Of all the things, there is one thing I’ve come to revisit and deeply appreciate about my childhood town. My locality was predominantly Hindu. Just a few kilometres to its west was a ‘Mohalla’ that was predominantly Muslim which had a mosque; equidistant on the eastern side, was an area that was predominantly catholic, complete with a church and all. This was not by design. It was just how it was. My school seemed to have an equal proportion of Hindus, Christians and Muslims. From age eight onwards—when I joined the school—I, a Hindu boy, had Muslims and Christians as my dearest friends till I left this school. I grew up hearing the Azaan. My classmates took a break while playing to go offer Namaaz. I spent time in the homes of Christian and Muslim families. One particular December, Kunal, Nikhil and myself—three Hindu boys—collected money from the houses in our apartment and made a Christmas crib for our (mostly Hindu) society. There was no mention of religion, neither by the adults nor by us children. It was almost vulgar to talk about religion openly like that.

At a time when religious fundamentalism has permeated all corners of the country and made its way into the living rooms of the most privileged and affluent today, such pluralism rooted in Gandhian values, in a small unremarkable town filled with lower middle-class to middle-class Indians was something truly remarkable. Somehow, most of our parents weren’t bigoted assholes and they made sure we children didn’t turn into one; unless it was a co-incidence and I had somehow missed crossing paths with all such people, which, of course, is technically possible.

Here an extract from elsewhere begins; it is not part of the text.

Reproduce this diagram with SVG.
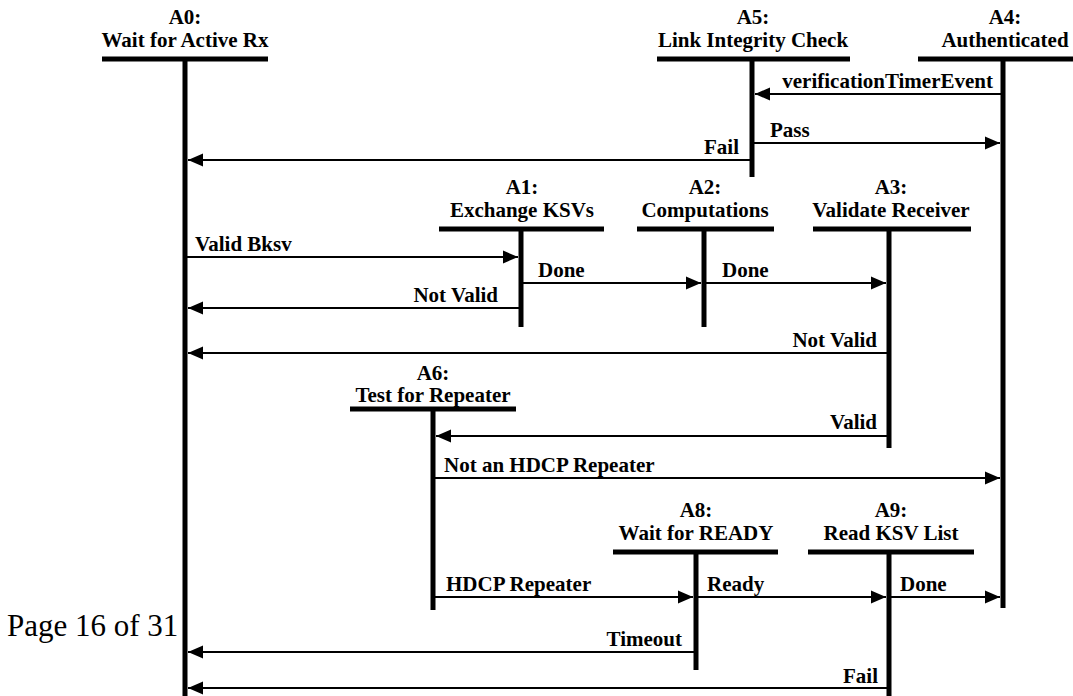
<svg xmlns="http://www.w3.org/2000/svg" width="1073" height="696" viewBox="0 0 1073 696">
<defs>
<marker id="ah" markerUnits="userSpaceOnUse" markerWidth="16" markerHeight="14" refX="15" refY="7" orient="auto">
<path d="M0,0.5 L15,7 L0,13.5 z" fill="#000"/>
</marker>
</defs>
<style>
.t{font-family:"Liberation Serif","Times New Roman",serif;font-weight:bold;font-size:21px;fill:#000}
.c{text-anchor:middle}
.e{text-anchor:end}
.bar{stroke:#000;stroke-width:5;fill:none}
.life{stroke:#000;stroke-width:5;fill:none}
.msg{stroke:#000;stroke-width:2;fill:none;marker-end:url(#ah)}
.pg{font-family:"Liberation Serif","Times New Roman",serif;font-size:31px;fill:#000}
</style>
<rect width="1073" height="696" fill="#fff"/>
<g id="A0">
<text class="t c" x="185" y="24">A0:</text>
<text class="t c" x="185" y="47">Wait for Active Rx</text>
<line class="bar" x1="102" y1="59" x2="268" y2="59"/>
<line class="life" x1="185" y1="59" x2="185" y2="696"/>
</g>
<g id="A5">
<text class="t c" x="753" y="24">A5:</text>
<text class="t c" x="753" y="47">Link Integrity Check</text>
<line class="bar" x1="657" y1="59" x2="850" y2="59"/>
<line class="life" x1="752" y1="59" x2="752" y2="177"/>
</g>
<g id="A4">
<text class="t c" x="1005" y="24">A4:</text>
<text class="t c" x="1005" y="47">Authenticated</text>
<line class="bar" x1="918" y1="59" x2="1073" y2="59"/>
<line class="life" x1="1003" y1="59" x2="1003" y2="608"/>
</g>
<g id="A1">
<text class="t c" x="522" y="194">A1:</text>
<text class="t c" x="522" y="217">Exchange KSVs</text>
<line class="bar" x1="439" y1="229" x2="604" y2="229"/>
<line class="life" x1="521" y1="229" x2="521" y2="327"/>
</g>
<g id="A2">
<text class="t c" x="705" y="194">A2:</text>
<text class="t c" x="705" y="217">Computations</text>
<line class="bar" x1="637" y1="229" x2="774" y2="229"/>
<line class="life" x1="704" y1="229" x2="704" y2="327"/>
</g>
<g id="A3">
<text class="t c" x="891" y="194">A3:</text>
<text class="t c" x="891" y="217">Validate Receiver</text>
<line class="bar" x1="813" y1="229" x2="971" y2="229"/>
<line class="life" x1="889" y1="229" x2="889" y2="448"/>
</g>
<g id="A6">
<text class="t c" x="433" y="380">A6:</text>
<text class="t c" x="433" y="402">Test for Repeater</text>
<line class="bar" x1="350" y1="409" x2="516" y2="409"/>
<line class="life" x1="433" y1="409" x2="433" y2="610"/>
</g>
<g id="A8">
<text class="t c" x="696" y="517">A8:</text>
<text class="t c" x="696" y="540">Wait for READY</text>
<line class="bar" x1="613" y1="552" x2="778" y2="552"/>
<line class="life" x1="696" y1="552" x2="696" y2="670"/>
</g>
<g id="A9">
<text class="t c" x="891" y="517">A9:</text>
<text class="t c" x="891" y="540">Read KSV List</text>
<line class="bar" x1="808" y1="552" x2="974" y2="552"/>
<line class="life" x1="889" y1="552" x2="889" y2="696"/>
</g>
<g id="connectors">
<line class="msg" x1="1001" y1="94" x2="755" y2="94"/>
<text class="t e" x="993" y="88">verificationTimerEvent</text>
<line class="msg" x1="754" y1="143" x2="1000" y2="143"/>
<text class="t" x="770" y="137">Pass</text>
<line class="msg" x1="751" y1="160" x2="188" y2="160"/>
<text class="t e" x="739" y="154">Fail</text>
<line class="msg" x1="187" y1="257" x2="518" y2="257"/>
<text class="t" x="195" y="251">Valid Bksv</text>
<line class="msg" x1="523" y1="283" x2="701" y2="283"/>
<text class="t" x="538" y="277">Done</text>
<line class="msg" x1="520" y1="308" x2="188" y2="308"/>
<text class="t e" x="498" y="302">Not Valid</text>
<line class="msg" x1="706" y1="283" x2="886" y2="283"/>
<text class="t" x="722" y="277">Done</text>
<line class="msg" x1="888" y1="353" x2="188" y2="353"/>
<text class="t e" x="877" y="347">Not Valid</text>
<line class="msg" x1="888" y1="436" x2="436" y2="436"/>
<text class="t e" x="877" y="429">Valid</text>
<line class="msg" x1="435" y1="478" x2="1000" y2="478"/>
<text class="t" x="444" y="472">Not an HDCP Repeater</text>
<line class="msg" x1="435" y1="597" x2="693" y2="597"/>
<text class="t" x="446" y="591">HDCP Repeater</text>
<line class="msg" x1="698" y1="597" x2="886" y2="597"/>
<text class="t" x="707" y="591">Ready</text>
<line class="msg" x1="891" y1="597" x2="1000" y2="597"/>
<text class="t" x="900" y="591">Done</text>
<line class="msg" x1="695" y1="652" x2="188" y2="652"/>
<text class="t e" x="682" y="646">Timeout</text>
<line class="msg" x1="888" y1="688" x2="188" y2="688"/>
<text class="t e" x="878" y="683">Fail</text>
</g>
<text class="pg" x="7" y="636">Page 16 of 31</text>
</svg>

Even though this secular utopia came crashing down when I was hit with reality soon after leaving this town, the deed had already been done—I had successfully not turned into a bigoted asshole myself. For this life lesson alone, I am grateful to my precious hometown.

The greatest gift one can receive in their lifetime is a good childhood. I am eternally grateful to my parents for giving me that and a lot more.